Should You Choose a 15 or 30 Year Home Loan?

It is not complicated to understand that the difference between a 15 and 30 year home loan is that the payments on the fifteen year loan are designed to pay the loan off faster. Since it is a shorter period, the payments on a 15 year loan will be more than on a 30 year loan.

By the same token, you will create equity in your home a lot faster with the shorter term mortgage, but of course you have to pay more to do this. After this mortgage is paid, you will have equity in the house and can redo the loan if you like.

It depends on your needs; some people would rather have a shorter loan to build equity in their home faster, some want to keep monthly payments down. What if there is no question about affording the higher mortgage, should you automatically choose the 15 year loan? With a thirty year loan, you could pay off the loan earlier by raising payments when you could. You won’t get the same advantage as you would by choosing the 15 year mortgage to begin with, but you will build equity by higher payments. This is an option that appeals to a lot of people, since they feel that they can make higher payments when it is convenient, but keep the lower payments when they prefer to.

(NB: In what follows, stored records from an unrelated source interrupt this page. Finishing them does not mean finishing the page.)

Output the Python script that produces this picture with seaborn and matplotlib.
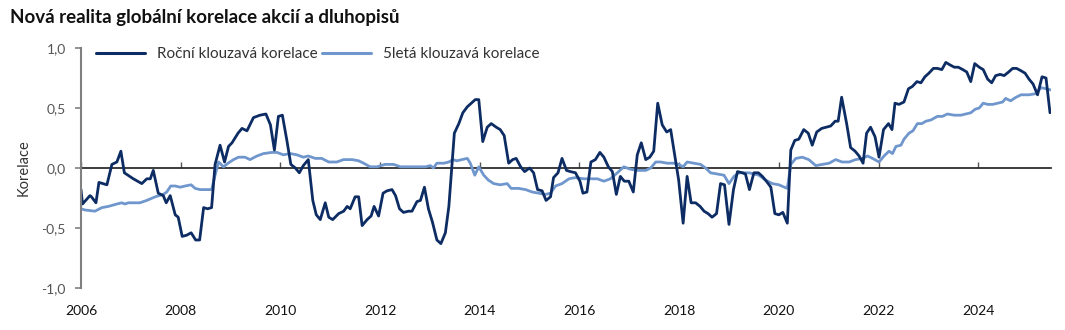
import numpy as np
import pandas as pd
import matplotlib
matplotlib.use("Agg")
import matplotlib.pyplot as plt
import seaborn as sns
from matplotlib.lines import Line2D

title = "Nová realita globální korelace akcií a dluhopisů"
series_names = ["Roční klouzavá korelace", "5letá klouzavá korelace"]
y_label = "Korelace"
x_ticks = [2006, 2008, 2010, 2012, 2014, 2016, 2018, 2020, 2022, 2024]
y_ticks = [-1.0, -0.5, 0.0, 0.5, 1.0]

annual_t = [2006.00, 2006.03, 2006.18, 2006.21, 2006.30, 2006.36, 2006.52, 2006.62, 2006.72, 2006.80,
            2006.87, 2007.05, 2007.22, 2007.32, 2007.39, 2007.45, 2007.55, 2007.65, 2007.71, 2007.79,
            2007.89, 2007.95, 2008.03, 2008.12, 2008.21, 2008.30, 2008.38, 2008.46, 2008.54, 2008.62,
            2008.69, 2008.79, 2008.88, 2008.96, 2009.03, 2009.15, 2009.23, 2009.33, 2009.46, 2009.59,
            2009.71, 2009.80, 2009.88, 2009.96, 2010.04, 2010.13, 2010.21, 2010.30, 2010.38, 2010.46,
            2010.56, 2010.65, 2010.72, 2010.80, 2010.90, 2010.97, 2011.05, 2011.17, 2011.27, 2011.34,
            2011.40, 2011.50, 2011.57, 2011.64, 2011.74, 2011.82, 2011.88, 2011.97, 2012.06, 2012.14,
            2012.24, 2012.31, 2012.39, 2012.47, 2012.57, 2012.64, 2012.74, 2012.81, 2012.89, 2012.97,
            2013.05, 2013.14, 2013.22, 2013.31, 2013.38, 2013.49, 2013.58, 2013.66, 2013.75, 2013.83,
            2013.91, 2013.98, 2014.06, 2014.15, 2014.23, 2014.33, 2014.41, 2014.49, 2014.58, 2014.66,
            2014.73, 2014.82, 2014.90, 2015.00, 2015.08, 2015.16, 2015.25, 2015.33, 2015.42, 2015.48,
            2015.57, 2015.65, 2015.74, 2015.82, 2015.92, 2016.01, 2016.07, 2016.15, 2016.23, 2016.32,
            2016.41, 2016.49, 2016.58, 2016.66, 2016.74, 2016.82, 2016.90, 2016.99, 2017.08, 2017.16,
            2017.24, 2017.33, 2017.41, 2017.49, 2017.57, 2017.66, 2017.75, 2017.83, 2017.91, 2017.99,
            2018.08, 2018.16, 2018.24, 2018.33, 2018.42, 2018.50, 2018.58, 2018.66, 2018.75, 2018.83,
            2018.91, 2019.00, 2019.09, 2019.17, 2019.27, 2019.33, 2019.41, 2019.50, 2019.59, 2019.67,
            2019.75, 2019.84, 2019.92, 2020.00, 2020.08, 2020.17, 2020.24, 2020.32, 2020.40, 2020.50,
            2020.59, 2020.67, 2020.76, 2020.86, 2020.95, 2021.04, 2021.13, 2021.19, 2021.26, 2021.36,
            2021.44, 2021.53, 2021.61, 2021.69, 2021.76, 2021.84, 2021.93, 2022.01, 2022.10, 2022.20,
            2022.27, 2022.33, 2022.41, 2022.51, 2022.60, 2022.68, 2022.77, 2022.85, 2022.93, 2023.01,
            2023.10, 2023.18, 2023.27, 2023.35, 2023.43, 2023.52, 2023.60, 2023.69, 2023.77, 2023.85,
            2023.93, 2024.02, 2024.10, 2024.19, 2024.27, 2024.35, 2024.44, 2024.52, 2024.61, 2024.69,
            2024.77, 2024.86, 2024.94, 2025.02, 2025.10, 2025.19, 2025.28, 2025.36, 2025.44]
annual_v = [-0.18, -0.30, -0.23, -0.24, -0.29, -0.12, -0.14, 0.03, 0.05, 0.14,
            -0.04, -0.09, -0.13, -0.09, -0.09, -0.02, -0.21, -0.23, -0.29, -0.23,
            -0.39, -0.41, -0.57, -0.56, -0.54, -0.60, -0.60, -0.33, -0.34, -0.33,
            0.03, 0.19, 0.05, 0.18, 0.21, 0.29, 0.33, 0.31, 0.42, 0.44,
            0.45, 0.36, 0.15, 0.43, 0.44, 0.23, 0.03, 0.00, -0.04, 0.02,
            0.07, -0.27, -0.39, -0.43, -0.29, -0.41, -0.43, -0.38, -0.36, -0.32,
            -0.34, -0.24, -0.24, -0.48, -0.43, -0.40, -0.32, -0.40, -0.21, -0.19,
            -0.18, -0.23, -0.34, -0.37, -0.36, -0.36, -0.28, -0.27, -0.16, -0.34,
            -0.45, -0.60, -0.63, -0.54, -0.32, 0.29, 0.37, 0.46, 0.51, 0.54,
            0.57, 0.57, 0.22, 0.34, 0.37, 0.34, 0.32, 0.27, 0.04, 0.07,
            0.08, 0.01, -0.03, 0.00, -0.04, -0.18, -0.19, -0.27, -0.24, -0.08,
            -0.04, 0.08, -0.02, -0.03, -0.04, -0.11, -0.21, -0.20, 0.05, 0.07,
            0.13, 0.09, 0.01, -0.03, -0.22, -0.07, -0.11, -0.11, -0.20, 0.11,
            0.21, 0.07, 0.09, 0.14, 0.54, 0.36, 0.30, 0.32, 0.11, -0.10,
            -0.46, -0.07, -0.29, -0.29, -0.32, -0.36, -0.38, -0.41, -0.38, -0.13,
            -0.14, -0.47, -0.18, -0.03, -0.04, -0.05, -0.18, -0.04, -0.04, -0.07,
            -0.11, -0.16, -0.38, -0.39, -0.37, -0.46, 0.15, 0.23, 0.24, 0.32,
            0.29, 0.19, 0.30, 0.33, 0.34, 0.35, 0.39, 0.39, 0.59, 0.37,
            0.17, 0.14, 0.10, 0.04, 0.29, 0.34, 0.26, 0.09, 0.32, 0.37,
            0.32, 0.54, 0.53, 0.55, 0.66, 0.68, 0.72, 0.71, 0.76, 0.79,
            0.83, 0.83, 0.82, 0.88, 0.86, 0.84, 0.84, 0.82, 0.80, 0.72,
            0.87, 0.84, 0.82, 0.74, 0.71, 0.77, 0.78, 0.77, 0.80, 0.83,
            0.83, 0.81, 0.79, 0.74, 0.70, 0.61, 0.76, 0.75, 0.46]

five_t = [2006.00, 2006.08, 2006.28, 2006.42, 2006.55, 2006.72, 2006.82, 2006.88, 2006.95, 2007.05,
          2007.18, 2007.32, 2007.49, 2007.65, 2007.72, 2007.80, 2007.89, 2007.99, 2008.09, 2008.21,
          2008.29, 2008.39, 2008.52, 2008.62, 2008.69, 2008.76, 2008.86, 2008.95, 2009.06, 2009.16,
          2009.29, 2009.39, 2009.53, 2009.66, 2009.83, 2009.93, 2010.06, 2010.20, 2010.33, 2010.46,
          2010.56, 2010.70, 2010.83, 2010.97, 2011.13, 2011.27, 2011.44, 2011.57, 2011.67, 2011.80,
          2011.94, 2012.10, 2012.27, 2012.41, 2012.57, 2012.71, 2012.91, 2013.01, 2013.07, 2013.14,
          2013.28, 2013.38, 2013.46, 2013.54, 2013.64, 2013.75, 2013.81, 2013.90, 2013.98, 2014.08,
          2014.17, 2014.28, 2014.41, 2014.55, 2014.63, 2014.78, 2014.92, 2015.05, 2015.18, 2015.32,
          2015.42, 2015.52, 2015.65, 2015.79, 2015.92, 2016.09, 2016.22, 2016.36, 2016.49, 2016.62,
          2016.76, 2016.89, 2017.02, 2017.16, 2017.33, 2017.43, 2017.53, 2017.63, 2017.76, 2017.89,
          2017.99, 2018.08, 2018.16, 2018.30, 2018.43, 2018.53, 2018.63, 2018.77, 2018.90, 2019.00,
          2019.10, 2019.20, 2019.27, 2019.40, 2019.50, 2019.60, 2019.73, 2019.87, 2020.00, 2020.17,
          2020.24, 2020.34, 2020.47, 2020.60, 2020.74, 2020.87, 2021.01, 2021.14, 2021.27, 2021.41,
          2021.54, 2021.68, 2021.78, 2021.88, 2022.01, 2022.11, 2022.21, 2022.28, 2022.35, 2022.45,
          2022.51, 2022.61, 2022.69, 2022.78, 2022.87, 2022.95, 2023.05, 2023.18, 2023.28, 2023.38,
          2023.52, 2023.65, 2023.75, 2023.85, 2023.94, 2024.02, 2024.10, 2024.19, 2024.29, 2024.39,
          2024.49, 2024.55, 2024.65, 2024.76, 2024.86, 2025.02, 2025.16, 2025.26, 2025.36, 2025.46]
five_v = [-0.34, -0.35, -0.36, -0.33, -0.32, -0.30, -0.29, -0.30, -0.29, -0.29,
          -0.29, -0.27, -0.24, -0.22, -0.20, -0.15, -0.15, -0.16, -0.15, -0.14,
          -0.17, -0.18, -0.18, -0.18, -0.06, 0.05, 0.01, 0.04, 0.07, 0.09,
          0.09, 0.07, 0.10, 0.12, 0.13, 0.13, 0.11, 0.12, 0.11, 0.09,
          0.10, 0.08, 0.08, 0.05, 0.05, 0.07, 0.07, 0.06, 0.04, 0.01,
          0.01, 0.03, 0.03, 0.01, 0.01, 0.01, 0.01, 0.02, 0.00, 0.04,
          0.04, 0.05, 0.07, 0.06, 0.07, 0.08, 0.04, -0.06, 0.01, -0.06,
          -0.10, -0.13, -0.14, -0.13, -0.17, -0.17, -0.18, -0.20, -0.21, -0.22,
          -0.21, -0.15, -0.13, -0.09, -0.08, -0.09, -0.09, -0.09, -0.11, -0.09,
          -0.04, 0.01, -0.01, -0.02, -0.02, 0.00, 0.05, 0.05, 0.04, 0.04,
          0.03, 0.01, 0.05, 0.04, 0.03, 0.00, -0.04, -0.05, -0.06, -0.13,
          -0.07, -0.04, -0.04, -0.04, -0.05, -0.06, -0.10, -0.13, -0.14, -0.17,
          0.03, 0.08, 0.09, 0.07, 0.02, 0.03, 0.04, 0.07, 0.05, 0.05,
          0.07, 0.08, 0.10, 0.08, 0.05, 0.10, 0.14, 0.12, 0.18, 0.19,
          0.24, 0.29, 0.31, 0.37, 0.37, 0.39, 0.40, 0.43, 0.43, 0.45,
          0.44, 0.44, 0.45, 0.46, 0.49, 0.50, 0.54, 0.53, 0.53, 0.54,
          0.55, 0.58, 0.56, 0.59, 0.61, 0.61, 0.62, 0.67, 0.66, 0.65]

df = pd.concat([
    pd.DataFrame({"t": annual_t, "v": annual_v, "s": series_names[0]}),
    pd.DataFrame({"t": five_t, "v": five_v, "s": series_names[1]}),
], ignore_index=True)

sns.set_theme(style="white")
plt.rcParams['font.family'] = ['Lato', 'DejaVu Sans']

dark = "#0c2c63"
light = "#7097cd"
palette = {series_names[0]: dark, series_names[1]: light}

fig = plt.figure(figsize=(10.65, 3.3), dpi=100)
ax = fig.add_axes([81 / 1065, 42 / 330, (1051 - 81) / 1065, 240 / 330])

# zero line with small downward ticks
sec = ax.secondary_xaxis(0.5)
sec.set_xticks(x_ticks)
sec.set_xticklabels([])
sec.tick_params(axis="x", direction="out", length=4, width=1, color="#555555",
                labelbottom=False, labeltop=False)
sec.spines["bottom"].set_color("black")
sec.spines["bottom"].set_linewidth(1.0)

# light series first so the dark one sits above it
sns.lineplot(data=df, x="t", y="v", hue="s", hue_order=series_names[::-1], palette=palette,
             linewidth=2.0, ax=ax, legend=False, sort=False, estimator=None)

ax.set_xlim(2006, 2025.46)
ax.set_ylim(-1.0, 1.0)

# y axis
ax.set_yticks(y_ticks)
ax.set_yticklabels([f"{v:.1f}".replace(".", ",") for v in y_ticks], color="#555555", fontsize=10)
ax.tick_params(axis="y", direction="out", length=4, width=1.2, color="#808080", pad=7, left=True)
ax.spines["left"].set_color("#808080")
ax.spines["left"].set_linewidth(1.5)
for s in ["top", "right", "bottom"]:
    ax.spines[s].set_visible(False)
ax.set_ylabel(y_label, fontsize=10.5, color="#333333")
ax.yaxis.set_label_coords(-50 / 970, 0.5)

# x labels at bottom
ax.set_xticks(x_ticks)
ax.set_xticklabels([str(x) for x in x_ticks], fontsize=10, color="#111111")
ax.tick_params(axis="x", length=0, pad=12)
ax.set_xlabel("")

handles = [Line2D([], [], color=dark, lw=2.2), Line2D([], [], color=light, lw=2.2)]
fig.legend(handles, series_names, loc="center left", bbox_to_anchor=(82 / 1065, 1 - 54 / 330),
           ncol=2, frameon=False, fontsize=11, handlelength=3.2, handletextpad=0.8,
           columnspacing=0.3, labelcolor="#333333")

fig.text(10 / 1065, 1 - 17 / 330, title, fontsize=13.5, fontweight="bold", va="center", ha="left",
         color="#111111")

fig.savefig("out.png", dpi=100)
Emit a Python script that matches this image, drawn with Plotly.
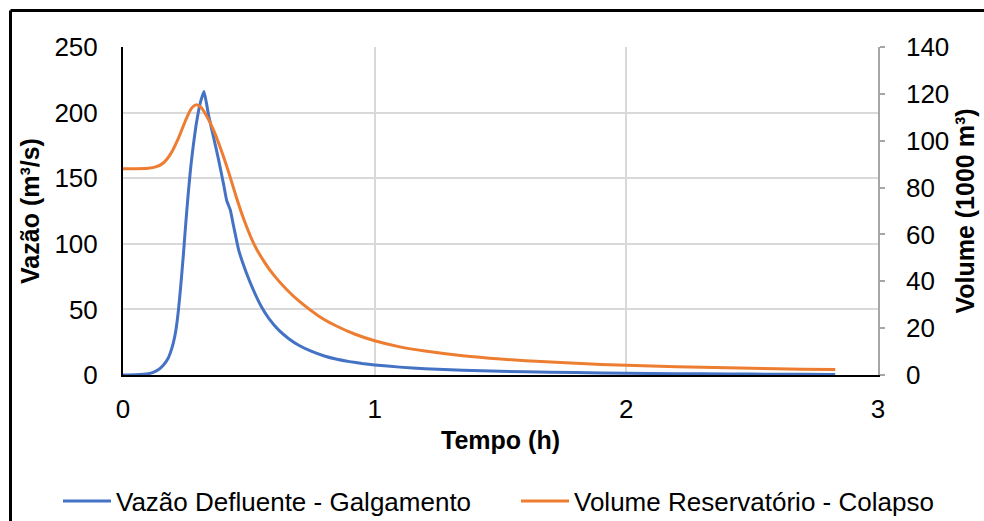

There are others who feel they would rather have lower mortgage payments and build wealth through other means. Let us say that the monthly payment on a $100,000, 30 year mortgage at 7% is $665, but on a 15 year loan at 6.75% (the rate is always higher for the longer term) is $885. The savings of $220 can be put to use in many ways. Keep in mind the equity building power of the shorter term mortgage. Someone who is good at investing in the stock market may believe they could put the funds to better use, or perhaps someone with children would think an investment in a 529 plan more valuable. Only you can judge.

But the 30 year mortgage has flexibility over a 15 year mortgage. If you are disciplined enough to put the funds that are saved into another investment vehicle that makes more sense in your portfolio or your time of life, it may be the way to go. Too many people, however, do not possess this kind of discipline, and the money would be wasted; these kinds of people are better off being forced to build equity through the use of a shorter term loan.